DC Armory a Model for Second Amendment Weapons Transfer? 

Note the Second Amendment:

A well regulated Militia, being necessary to the security of a free State, the
right of the people to keep and bear Arms, shall not be infringed.

Washington District of Columbia  Armory is the home of the DC National Guard and is a First Amendment public assembly location for a wide variety of sports and small expo events. It is located east of the Capitol Building and adjacent to a sports stadium that had once been the home of the Washington Redskins football franchise.  It is accessible from virtually any part of the Washington Metro area and surrounding states. In the past, this interstate access has been a serious matter for ATF illegal weapons transport but a designated place for the legal transfer, such as the Armory, of weapons might greatly reduce the number of transfers.  The Armory has some  training facilities for national guard personnel  and does not require much to expand out to weapons ranges and competitions in them. If the facility is administered by the Guard, its members could also be trainers of civilian civil defense volunteers who need weapon and counter-weapon training.       ENLARGE

But along with many more personnel, in and out of the weapon shows that could easily qualify as First Amendment free assembly areas,  the ATF could develop droids that could be brought to all such assemblies and actually carry out both the device tracking and TBD individual tracking. One of the original major problems of the Second Amendment is that the bearing of arms in and out of militia duty was a necessity in the absence of constituted authority, simply because there were many cases of TBD even in 1789.   'TBD'  is a recent term meaning Traumatic Brain Disorder and is used to describe any person with some form of Trauma.

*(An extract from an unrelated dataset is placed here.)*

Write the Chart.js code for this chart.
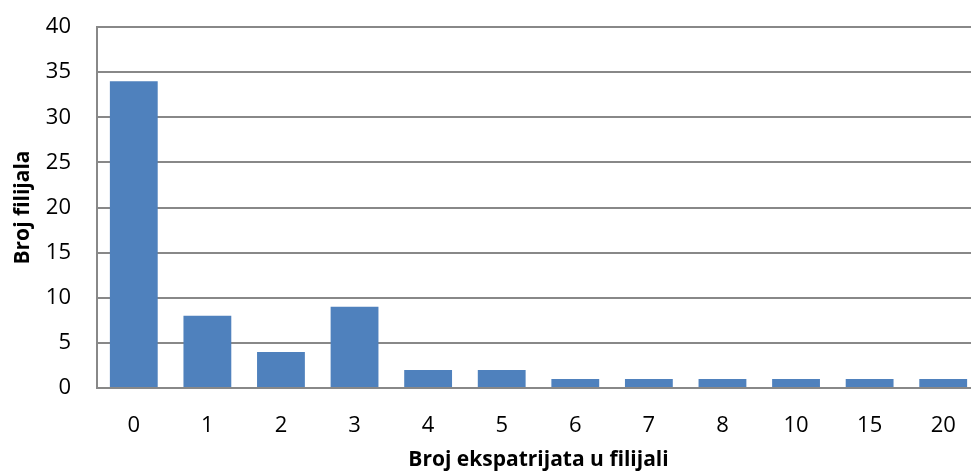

A ‘droid’ is a multi-core computer system that can independently operate many functions in real time, not exactly off the shelf in this decade, but allows its clients to pass large amounts of data on the internet without direct operator data entry. That is, an ATF officer  at a weapon transfer could use the droid to allow dozens of individuals to authenticate the device transfer and the individuals engaged in the transfer.  Obviously, he would need state constitutional authority to use the droid except in the Federal District(s). Such a droid system multiplies the ATF officer’s ability by a hundred, especially if the droid does instantaneous tracking on site and back at the office. It is technologically feasible to do that now, without stomping on the Constitution, especially if the Federal Firearms License (FFL) system is extended to non-TBD citizens who routinely travel across borders.  The minimum requirements for an FFL would be a federal identification card with encrypted data that prevents counterfeiting and a willingness by the FFL holder to act as a "witness" deputy US marshal when asked.

The concept of such  device transfer facilities, with the DC Armory as model, is to insure the integrity of the citizen's right to defend himself in accordance with the Second Amendment but also to establish the national condition of a "A well regulated militia being necessary to the security of a free state" that regulates and educates without banning the right of self defense. Oddly enough the cost of such facilities might be considerably less than the cost of reacting to the violent misuse  of weapons, especially those of mass destruction capabilities.